Before passing on from 1896, two other matters are worth notice. First a letter to The Yachtsman which reads very topically

Date November 12 1896


Burnham-on-Crouch and G.E. Railway

London Yachtsmen may be excusably unaware of the existence of a modest handbill which has been circulated lately in Burnham-on-Crouch and presumably a few neighbouring towns. It reads as follows:

Important Notice

Meetings will shortly be held in this and other neighbourhoods to protest against the closing of no less than 8 railway stations against Sunday traffic, on the Burnham, Southminster and Maldon lines by the G.E. Railway Company. Persons sympathising with the movement and wishing to join a committee are requested to communicate by post card with J. Nunn, Purleigh, Essex.

In former years the state of things was bad enough.
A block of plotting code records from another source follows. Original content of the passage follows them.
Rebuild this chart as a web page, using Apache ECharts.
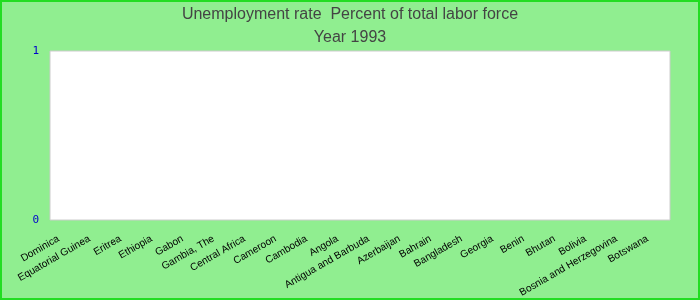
<!DOCTYPE html>
<html><head><meta charset="utf-8">
<script src="https://cdn.jsdelivr.net/npm/echarts@6/dist/echarts.min.js"></script>
<style>
html,body{margin:0;padding:0;background:#90EE90;}
#c{width:700px;height:300px;box-sizing:border-box;border:2px solid #22dd22;}
</style></head>
<body><div id="c"></div>
<script>
const categories = ["Dominica","Equatorial Guinea","Eritrea","Ethiopia","Gabon","Gambia, The","Central Africa","Cameroon","Cambodia","Angola","Antigua and Barbuda","Azerbaijan","Bahrain","Bangladesh","Georgia","Benin","Bhutan","Bolivia","Bosnia and Herzegovina","Botswana"];
const values = [null,null,null,null,null,null,null,null,null,null,null,null,null,null,null,null,null,null,null,null];
const titleLines = ["Unemployment rate  Percent of total labor force","Year 1993"];
const yTicks = [0, 1];

const chart = echarts.init(document.getElementById('c'), null, {renderer:'canvas'});
const tStyle = {color:'#444', fontSize:16, fontWeight:'normal', fontFamily:'Liberation Sans, Arial, sans-serif'};
chart.setOption({
  backgroundColor: '#90EE90',
  animation: false,
  title: [
    {text: titleLines[0], left:'center', top: 0, textStyle: tStyle},
    {text: titleLines[1], left:'center', top: 23, textStyle: tStyle}
  ],
  grid: {left: 48, right: 28, top: 49, bottom: 78, outerBoundsMode:'none', containLabel:false, show: true, backgroundColor:'#fff', borderColor:'#ccc', borderWidth:1},
  xAxis: {
    type:'category', data: categories,
    axisLine:{show:false}, axisTick:{show:false},
    axisLabel:{rotate:30, interval:0, color:'#000', fontSize:10.2, fontFamily:'Liberation Sans, Arial, sans-serif', margin:14, padding:[0,8,0,0]}
  },
  yAxis: {
    type:'value', min: yTicks[0], max: yTicks[1], interval: 1,
    splitLine:{show:false}, axisLine:{show:false}, axisTick:{show:false},
    axisLabel:{color:'#0000cc', fontSize:11, fontFamily:'DejaVu Sans Mono, monospace', margin:11}
  },
  series: [{type:'bar', data: values}]
});
</script></body></html>
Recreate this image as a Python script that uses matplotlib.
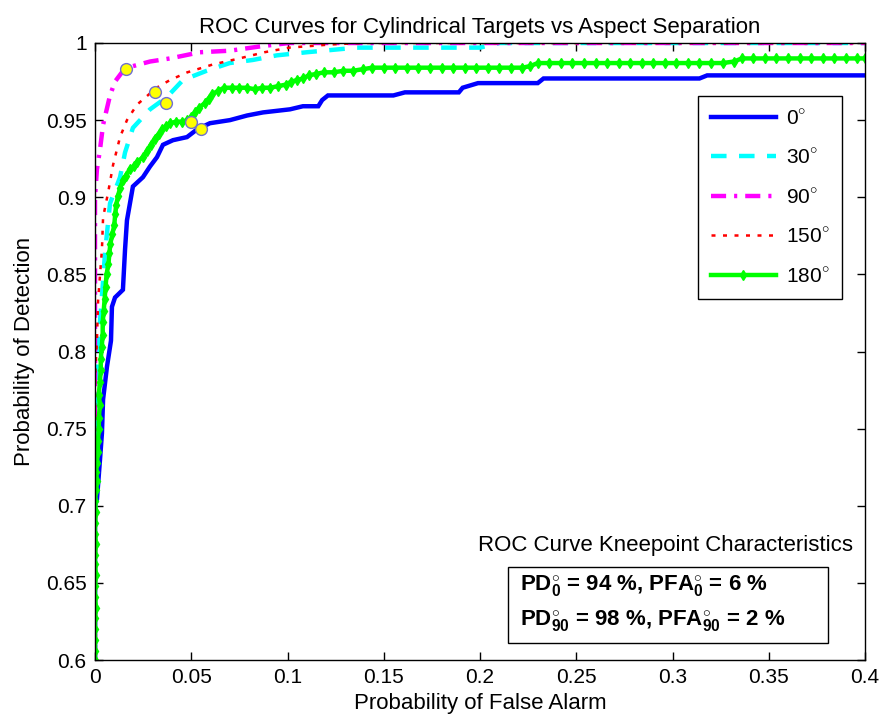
import matplotlib
matplotlib.use("Agg")
import matplotlib.pyplot as plt
from matplotlib.patches import Rectangle

plt.rcParams['font.family'] = ['Liberation Sans', 'DejaVu Sans']
plt.rcParams['mathtext.fontset'] = 'custom'
plt.rcParams['mathtext.rm'] = 'Liberation Sans'
plt.rcParams['mathtext.bf'] = 'Liberation Sans:bold'

# ---------------- data ----------------
labels = ["0$^{\\circ}$", "30$^{\\circ}$", "90$^{\\circ}$", "150$^{\\circ}$", "180$^{\\circ}$"]

pfa_0 = [0, 0.0, 0.001, 0.0026, 0.0036, 0.0042, 0.0062, 0.0083, 0.0088, 0.0104, 0.0145, 0.0156,
         0.0166, 0.0197, 0.0249, 0.0286, 0.0322, 0.0353, 0.0405, 0.0478, 0.0530, 0.0597, 0.0701,
         0.0790, 0.0873, 0.1013, 0.108, 0.116, 0.118, 0.121, 0.155, 0.161, 0.189, 0.191, 0.199,
         0.230, 0.233, 0.314, 0.318, 0.4]
pd_0 = [0.6, 0.70, 0.704, 0.730, 0.747, 0.769, 0.790, 0.807, 0.829, 0.835, 0.840, 0.866,
        0.885, 0.907, 0.913, 0.920, 0.926, 0.934, 0.937, 0.939, 0.944, 0.948, 0.950,
        0.953, 0.955, 0.957, 0.959, 0.959, 0.963, 0.966, 0.966, 0.968, 0.968, 0.971, 0.974,
        0.974, 0.977, 0.977, 0.979, 0.979]

pfa_30 = [0, 0, 0.001, 0.0042, 0.0052, 0.0078, 0.013, 0.0156, 0.0197, 0.0286, 0.0374, 0.0457,
          0.058, 0.070, 0.082, 0.0945, 0.110, 0.136, 0.200, 0.210, 0.4]
pd_30 = [0.6, 0.75, 0.793, 0.846, 0.864, 0.896, 0.913, 0.929, 0.945, 0.957, 0.965, 0.976,
         0.982, 0.987, 0.989, 0.992, 0.994, 0.997, 0.997, 1.0, 1.0]

pfa_90 = [0, 0, 0.001, 0.0026, 0.0042, 0.0078, 0.0104, 0.014, 0.0197, 0.0286, 0.039, 0.0545,
          0.070, 0.087, 0.101, 0.4]
pd_90 = [0.6, 0.90, 0.918, 0.931, 0.947, 0.966, 0.975, 0.981, 0.985, 0.988, 0.990, 0.994,
         0.995, 0.998, 1.0, 1.0]

pfa_150 = [0, 0, 0.001, 0.0016, 0.0036, 0.0042, 0.0068, 0.0094, 0.013, 0.0166, 0.0218, 0.032,
           0.039, 0.048, 0.061, 0.075, 0.088, 0.101, 0.122, 0.138, 0.4]
pd_150 = [0.6, 0.782, 0.807, 0.833, 0.866, 0.887, 0.903, 0.921, 0.939, 0.950, 0.960, 0.971,
          0.976, 0.981, 0.986, 0.990, 0.994, 0.997, 0.999, 1.0, 1.0]

pfa_180 = [0, 0, 0, 0, 0, 0.0005, 0, 0, 0.0005, 0, 0, 0.0005, 0, 0, 0.0005, 0, 0.0005, 0.001,
           0.0005, 0.001, 0.0015, 0.0015, 0.002, 0.002, 0.0025, 0.002, 0.0025, 0.003, 0.003,
           0.0035, 0.004, 0.004, 0.0045, 0.005, 0.0055, 0.006, 0.007, 0.0075, 0.008, 0.009,
           0.010, 0.0105, 0.011, 0.012, 0.013, 0.0145, 0.016, 0.018, 0.020, 0.022, 0.025, 0.027,
           0.029, 0.031, 0.033, 0.035, 0.037, 0.039, 0.042, 0.045, 0.048, 0.050, 0.052, 0.054,
           0.057, 0.059, 0.061, 0.064, 0.067, 0.071, 0.075, 0.079, 0.083, 0.087, 0.091, 0.095,
           0.099, 0.102, 0.105, 0.108, 0.111, 0.115, 0.119, 0.124, 0.129, 0.134, 0.139, 0.144,
           0.150, 0.156, 0.162, 0.168, 0.174, 0.180, 0.186, 0.192, 0.198, 0.204, 0.210, 0.216,
           0.222, 0.226, 0.230, 0.236, 0.242, 0.248, 0.254, 0.260, 0.266, 0.272, 0.278, 0.284,
           0.290, 0.296, 0.302, 0.308, 0.314, 0.320, 0.326, 0.332, 0.336, 0.342, 0.348, 0.354,
           0.360, 0.366, 0.372, 0.378, 0.384, 0.390, 0.396, 0.400]
pd_180 = [0.600, 0.606, 0.613, 0.620, 0.627, 0.634, 0.641, 0.648, 0.655, 0.662, 0.668, 0.675,
          0.682, 0.689, 0.696, 0.703, 0.710, 0.716, 0.722, 0.728, 0.735, 0.742, 0.750, 0.757,
          0.765, 0.772, 0.780, 0.788, 0.795, 0.803, 0.811, 0.819, 0.826, 0.834, 0.842, 0.850,
          0.857, 0.864, 0.870, 0.876, 0.882, 0.889, 0.895, 0.901, 0.906, 0.911, 0.914, 0.918,
          0.920, 0.923, 0.926, 0.930, 0.934, 0.938, 0.941, 0.944, 0.946, 0.948, 0.949, 0.949,
          0.950, 0.952, 0.955, 0.958, 0.961, 0.964, 0.967, 0.969, 0.971, 0.971, 0.971, 0.971,
          0.970, 0.971, 0.971, 0.972, 0.973, 0.975, 0.976, 0.977, 0.979, 0.980, 0.981, 0.981,
          0.982, 0.982, 0.983, 0.984, 0.984, 0.984, 0.984, 0.984, 0.984, 0.984, 0.984, 0.984,
          0.984, 0.984, 0.984, 0.984, 0.984, 0.985, 0.987, 0.987, 0.987, 0.987, 0.987, 0.987,
          0.987, 0.987, 0.987, 0.987, 0.987, 0.987, 0.987, 0.987, 0.987, 0.987, 0.987, 0.988,
          0.990, 0.990, 0.990, 0.990, 0.990, 0.990, 0.990, 0.990, 0.990, 0.990, 0.990, 0.990]

knee_pfa = [0.016, 0.031, 0.037, 0.050, 0.055]
knee_pd = [0.983, 0.968, 0.961, 0.949, 0.944]

xticks = [0, 0.05, 0.1, 0.15, 0.2, 0.25, 0.3, 0.35, 0.4]
xticklabels = ["0", "0.05", "0.1", "0.15", "0.2", "0.25", "0.3", "0.35", "0.4"]
yticks = [0.6, 0.65, 0.7, 0.75, 0.8, 0.85, 0.9, 0.95, 1.0]
yticklabels = ["0.6", "0.65", "0.7", "0.75", "0.8", "0.85", "0.9", "0.95", "1"]

# ---------------- figure ----------------
W, H = 882, 720
fig = plt.figure(figsize=(W / 100, H / 100), dpi=100)
ax = fig.add_axes([95 / W, 1 - 660 / H, 770 / W, 617 / H])


def ax_x(px):
    return (px - 95) / 770


def ax_y(py):
    return 1 - (py - 43) / 617


ax.plot(pfa_0, pd_0, color='#0000ff', lw=3.2, solid_joinstyle='miter', label=labels[0])
ax.plot(pfa_30, pd_30, color='#00ffff', lw=3.2, linestyle=(0, (3.5, 2.8)), label=labels[1])
ax.plot(pfa_90, pd_90, color='#ff00ff', lw=3.2, linestyle=(0, (3.4, 1.8, 0.7, 1.8)), label=labels[2])
ax.plot(pfa_150, pd_150, color='#ff0000', lw=1.8, linestyle=(0, (1.6, 3.0)), label=labels[3])
ax.plot(pfa_180, pd_180, color='#00ff00', lw=3.2, marker='d', markersize=5.5,
        markeredgecolor='#00ff00', label=labels[4])

ax.plot(knee_pfa, knee_pd, linestyle='none', marker='o', markersize=8.5,
        markerfacecolor='#ffff00', markeredgecolor='#7070d0', markeredgewidth=1.0, zorder=5)

ax.set_xlim(0, 0.4)
ax.set_ylim(0.6, 1.0)
ax.set_xticks(xticks)
ax.set_xticklabels(xticklabels)
ax.set_yticks(yticks)
ax.set_yticklabels(yticklabels)
ax.tick_params(direction='in', length=6, width=1, top=True, right=True, labelsize=15, pad=6)
for s in ax.spines.values():
    s.set_linewidth(1.0)

ax.set_xlabel("Probability of False Alarm", fontsize=16, labelpad=4)
ax.set_ylabel("Probability of Detection", fontsize=16, labelpad=8)
ax.set_title("ROC Curves for Cylindrical Targets vs Aspect Separation", fontsize=16, pad=7)

leg = ax.legend(loc='upper right', bbox_to_anchor=(ax_x(842), ax_y(96)),
                borderaxespad=0, fontsize=15, handlelength=3.1, labelspacing=0.95,
                borderpad=0.6, handletextpad=0.5, fancybox=False, framealpha=1,
                edgecolor='black')
leg.get_frame().set_linewidth(1.0)

ax.text(ax_x(665), ax_y(546), "ROC Curve Kneepoint Characteristics",
        transform=ax.transAxes, ha='center', va='center', fontsize=16)

box = Rectangle((ax_x(508), ax_y(643)), ax_x(828) - ax_x(508), ax_y(567) - ax_y(643),
                transform=ax.transAxes, facecolor='white', edgecolor='black', linewidth=1.0,
                zorder=6)
ax.add_patch(box)
ax.text(ax_x(520), ax_y(586),
        "PD$_{\\mathbf{0}}^{\\circ}$ = 94 %, PFA$_{\\mathbf{0}}^{\\circ}$ = 6 %",
        transform=ax.transAxes, ha='left', va='center', fontsize=16, fontweight='bold', zorder=7)
ax.text(ax_x(520), ax_y(621),
        "PD$_{\\mathbf{90}}^{\\circ}$ = 98 %, PFA$_{\\mathbf{90}}^{\\circ}$ = 2 %",
        transform=ax.transAxes, ha='left', va='center', fontsize=16, fontweight='bold', zorder=7)

fig.savefig("out.png", dpi=100)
Now, speaking of the yachting fraternity only, and leaving out the needs of the inhabitants, Burnham has three yacht clubs and will shortly have another so the position of the yachtsman is he has travelled hot and compressed for several months from Liverpool Street to Burnham and is suddenly met with the announcement that not only have several week-day trains been taken off but that there is not a single train on Sunday…”

The three yacht clubs were the RCYC, the London Sailing Club and the Burnham Yacht Club (now the Royal Burnham Yacht Club and formed in April 1895).

Secondly, reference was made in The Yachtsman of June 18th to the advantages of the Medway as a home port with its ready access to and from London. The Corinthian, as usual never slow to take a hint, called a Special General Meeting of the Club in December 1897 at the Cannon Street Hotel…

“for the purposes of considering certain proposals for changing the Headquarters of the Club from Erith to Port Victoria. The proposals appear to be highly advantageous for the Club and we understand embrace greatly improved railway facilities. The change, all things considered, should be very desirable for there is no comparison between Erith and Port Victoria as yachting stations either for cruising or racing”.